In the preceding chapters concerning the interaction of a radiation field with matter, we assumed the field to be classical. In many situations this assumption is valid. There are, however, many instances where a classical field fails to explain experimentally observed results and a quantized description of the field is required. This is, for example, true of spontaneous emission in an atomic system which was described phenomenologically in Chapter 5. For a rigorous treatment of the atomic level decay in free space, we need to consider the interaction of the atom with the vacuum modes of the universe. Even in the simplest system involving the interaction of a single-mode radiation field with a single two-level atom, the predictions for the dynamics of the atom are quite different in the semiclassical theory and the fully quantum theory. In the absence of the decay process, the semiclassical theory predicts Rabi oscillations for the atomic inversion whereas the quantum theory predicts certain collapse and revival phenomena due to the quantum aspects of the field. These interesting quantum field theoretical predictions have been experimentally verified.
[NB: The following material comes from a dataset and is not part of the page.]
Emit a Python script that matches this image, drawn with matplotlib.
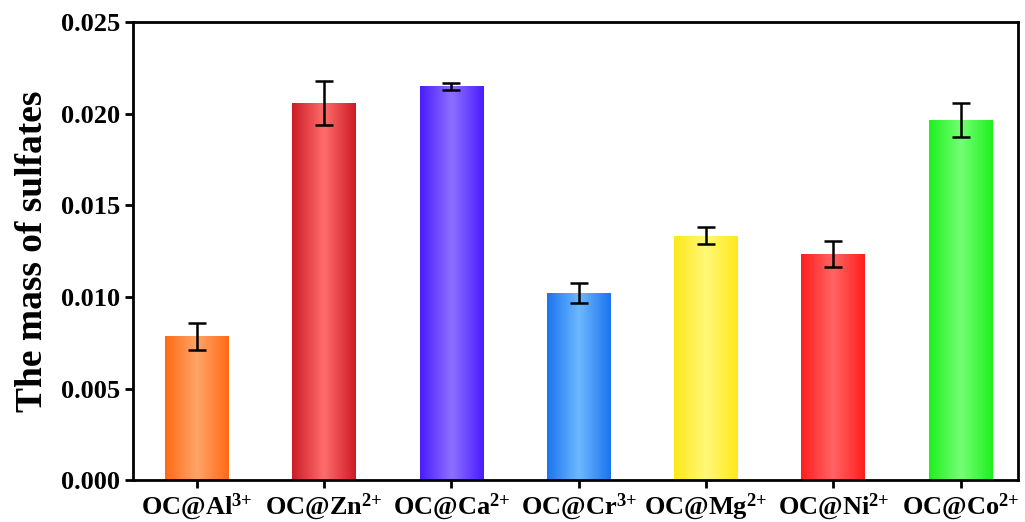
import matplotlib.pyplot as plt
import matplotlib
import numpy as np
from matplotlib.colors import LinearSegmentedColormap

matplotlib.rcParams['font.family'] = 'Liberation Serif'
matplotlib.rcParams['font.weight'] = 'bold'
matplotlib.rcParams['mathtext.fontset'] = 'custom'
matplotlib.rcParams['mathtext.rm'] = 'Liberation Serif:bold'
matplotlib.rcParams['mathtext.bf'] = 'Liberation Serif:bold'
matplotlib.rcParams['mathtext.it'] = 'Liberation Serif:bold'

# data
ions = ['Al', 'Zn', 'Ca', 'Cr', 'Mg', 'Ni', 'Co']
charges = ['3', '2', '2', '3', '2', '2', '2']
labels = ['OC@' + m + '$^{' + q + '{+}}$' for m, q in zip(ions, charges)]
values = [0.00786, 0.02058, 0.02148, 0.01020, 0.01333, 0.01234, 0.01966]
errors = [0.00074, 0.00120, 0.00020, 0.00055, 0.00046, 0.00070, 0.00093]
edge_colors = ['#FF6A14', '#CC1C26', '#4A1CFF', '#1C74EE', '#FFE81A', '#FF1E1E', '#1EF01E']
mid_colors = ['#FFA468', '#FF6C6C', '#8C70FF', '#6CB8FF', '#FFF878', '#FF6464', '#74FF74']

fig, ax = plt.subplots(figsize=(10.25, 5.22), dpi=100)
fig.subplots_adjust(left=0.13, right=0.993, top=0.958, bottom=0.08)

x = np.arange(len(values))
bars = ax.bar(x, values, width=0.5, color='none', edgecolor='none', zorder=2)

# gradient fill, dark edges, light middle
grad = 1 - np.abs(np.linspace(-1, 1, 256))
grad = grad.reshape(1, -1)
for b, c1, c2 in zip(bars, edge_colors, mid_colors):
    cmap = LinearSegmentedColormap.from_list('g', [c1, c2])
    x0, w, h = b.get_x(), b.get_width(), b.get_height()
    im = ax.imshow(grad, cmap=cmap, aspect='auto', extent=[x0, x0 + w, 0, h],
                   zorder=2, interpolation='bilinear')
    im.set_clip_path(b)

ax.errorbar(x, values, yerr=errors, fmt='none', ecolor='black', elinewidth=1.8,
            capsize=6.5, capthick=1.8, zorder=3)

ax.set_xlim(-0.5, 6.45)
ax.set_ylim(0, 0.025)
ax.set_yticks([0.000, 0.005, 0.010, 0.015, 0.020, 0.025])
ax.set_yticklabels(['0.000', '0.005', '0.010', '0.015', '0.020', '0.025'])
ax.set_xticks(x)
ax.set_xticklabels(labels)
ax.tick_params(axis='both', direction='out', length=6, width=2, labelsize=19)
ax.tick_params(axis='x', pad=2)
for s in ax.spines.values():
    s.set_linewidth(2)
ax.set_ylabel('The mass of sulfates', fontsize=27, fontweight='bold', labelpad=8)

fig.savefig('out.png', dpi=100)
In this chapter we discuss the interaction of the quantized radiation field with the two-level atomic system described by a Hamiltonian in the dipole and the rotating-wave approximations. For a single-mode field it reduces to a particularly simple form. This is a very interesting Hamiltonian in quantum optics for several reasons. First, it can be solved exactly for arbitrary coupling constants and exhibits some true quantum dynamical effects such as collapse followed by periodic revivals of the atomic inversion.